_Aim of the exercise_: Do not repeat pictures. Repeat exactly the lines of the listing below from its first line through the line with "var values = [68, 27, 5];".

(Rows from a dataset of charts and code)
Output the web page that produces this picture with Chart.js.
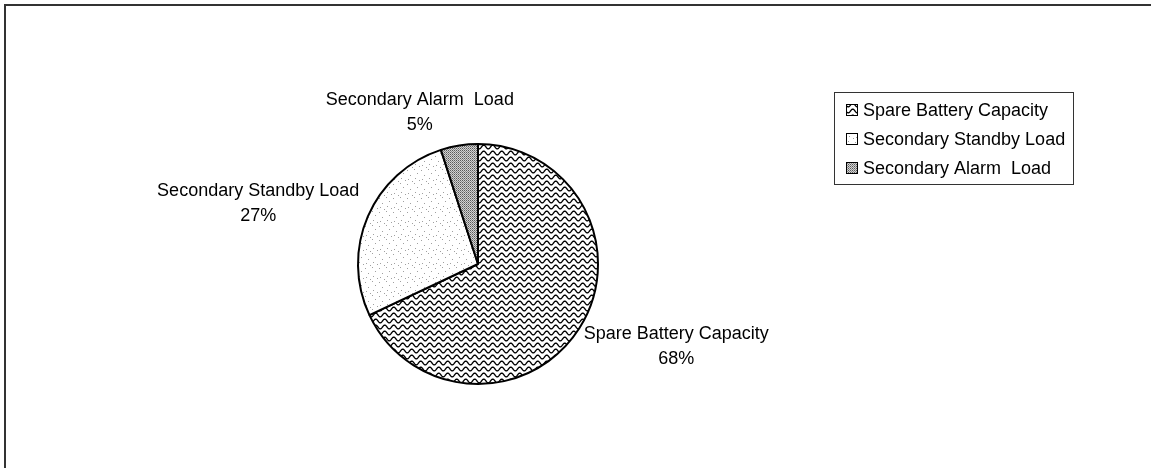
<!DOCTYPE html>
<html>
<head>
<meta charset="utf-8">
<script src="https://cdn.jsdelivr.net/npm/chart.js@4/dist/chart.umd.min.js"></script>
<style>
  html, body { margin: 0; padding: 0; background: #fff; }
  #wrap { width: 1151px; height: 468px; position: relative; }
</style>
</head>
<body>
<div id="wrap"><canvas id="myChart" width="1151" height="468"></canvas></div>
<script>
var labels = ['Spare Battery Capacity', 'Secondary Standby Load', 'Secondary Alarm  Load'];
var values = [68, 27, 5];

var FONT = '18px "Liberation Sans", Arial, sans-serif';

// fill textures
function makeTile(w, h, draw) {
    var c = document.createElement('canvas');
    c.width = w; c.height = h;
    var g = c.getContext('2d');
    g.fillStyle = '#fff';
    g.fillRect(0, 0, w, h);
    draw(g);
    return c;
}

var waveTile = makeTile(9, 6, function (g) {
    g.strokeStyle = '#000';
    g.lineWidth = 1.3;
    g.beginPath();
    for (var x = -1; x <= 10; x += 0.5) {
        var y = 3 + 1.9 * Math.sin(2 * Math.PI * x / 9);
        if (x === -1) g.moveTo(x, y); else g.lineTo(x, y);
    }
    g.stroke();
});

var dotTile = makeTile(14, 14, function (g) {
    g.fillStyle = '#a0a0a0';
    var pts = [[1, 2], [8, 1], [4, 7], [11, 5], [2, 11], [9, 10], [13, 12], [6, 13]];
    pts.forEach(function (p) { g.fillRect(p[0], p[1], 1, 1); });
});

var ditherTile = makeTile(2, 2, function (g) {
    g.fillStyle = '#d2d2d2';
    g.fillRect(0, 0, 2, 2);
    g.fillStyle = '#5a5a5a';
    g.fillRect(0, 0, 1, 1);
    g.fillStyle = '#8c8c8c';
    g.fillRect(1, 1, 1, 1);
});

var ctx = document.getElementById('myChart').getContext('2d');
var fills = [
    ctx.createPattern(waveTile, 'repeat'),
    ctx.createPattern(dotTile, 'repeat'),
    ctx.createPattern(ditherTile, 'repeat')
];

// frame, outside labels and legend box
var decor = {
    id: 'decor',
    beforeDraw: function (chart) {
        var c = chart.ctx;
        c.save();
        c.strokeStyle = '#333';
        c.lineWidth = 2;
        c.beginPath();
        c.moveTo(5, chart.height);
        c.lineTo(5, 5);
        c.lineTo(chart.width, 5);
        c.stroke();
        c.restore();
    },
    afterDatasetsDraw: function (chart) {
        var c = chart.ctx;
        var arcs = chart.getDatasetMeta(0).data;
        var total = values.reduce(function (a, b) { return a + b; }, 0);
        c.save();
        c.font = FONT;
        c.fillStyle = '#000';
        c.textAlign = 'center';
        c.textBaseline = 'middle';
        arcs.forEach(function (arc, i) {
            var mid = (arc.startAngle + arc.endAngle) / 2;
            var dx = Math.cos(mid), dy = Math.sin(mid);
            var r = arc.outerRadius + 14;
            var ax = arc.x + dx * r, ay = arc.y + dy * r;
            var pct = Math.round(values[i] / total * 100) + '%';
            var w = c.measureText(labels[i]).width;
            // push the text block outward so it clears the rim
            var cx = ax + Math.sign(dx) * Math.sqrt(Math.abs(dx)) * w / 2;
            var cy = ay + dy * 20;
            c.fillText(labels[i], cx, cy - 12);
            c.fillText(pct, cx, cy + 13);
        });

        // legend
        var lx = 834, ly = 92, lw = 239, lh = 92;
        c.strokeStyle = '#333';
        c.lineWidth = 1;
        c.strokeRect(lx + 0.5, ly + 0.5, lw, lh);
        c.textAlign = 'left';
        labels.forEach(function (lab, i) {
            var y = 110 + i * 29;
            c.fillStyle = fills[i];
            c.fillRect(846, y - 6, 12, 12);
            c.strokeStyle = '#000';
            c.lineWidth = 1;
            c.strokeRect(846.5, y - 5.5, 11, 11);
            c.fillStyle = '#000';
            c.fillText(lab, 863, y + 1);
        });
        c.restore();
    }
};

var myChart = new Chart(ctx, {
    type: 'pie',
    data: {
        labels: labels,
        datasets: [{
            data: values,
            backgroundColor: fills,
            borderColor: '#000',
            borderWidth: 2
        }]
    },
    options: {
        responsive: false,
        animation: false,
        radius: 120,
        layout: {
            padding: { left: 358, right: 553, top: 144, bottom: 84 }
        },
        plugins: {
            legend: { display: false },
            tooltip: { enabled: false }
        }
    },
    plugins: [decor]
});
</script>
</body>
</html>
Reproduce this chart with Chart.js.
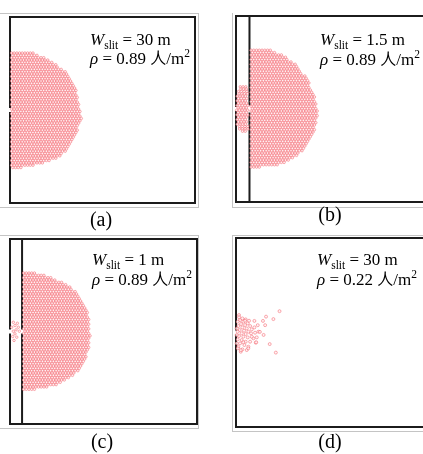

_Task output_:
Output the web page that produces this picture with Chart.js.
<!DOCTYPE html>
<html>
<head>
<meta charset="utf-8">
<script src="https://cdn.jsdelivr.net/npm/chart.js@4/dist/chart.umd.min.js"></script>
<style>
  html, body { margin: 0; padding: 0; background: #fff; }
  #wrap { width: 1151px; height: 468px; position: relative; }
</style>
</head>
<body>
<div id="wrap"><canvas id="myChart" width="1151" height="468"></canvas></div>
<script>
var labels = ['Spare Battery Capacity', 'Secondary Standby Load', 'Secondary Alarm  Load'];
var values = [68, 27, 5];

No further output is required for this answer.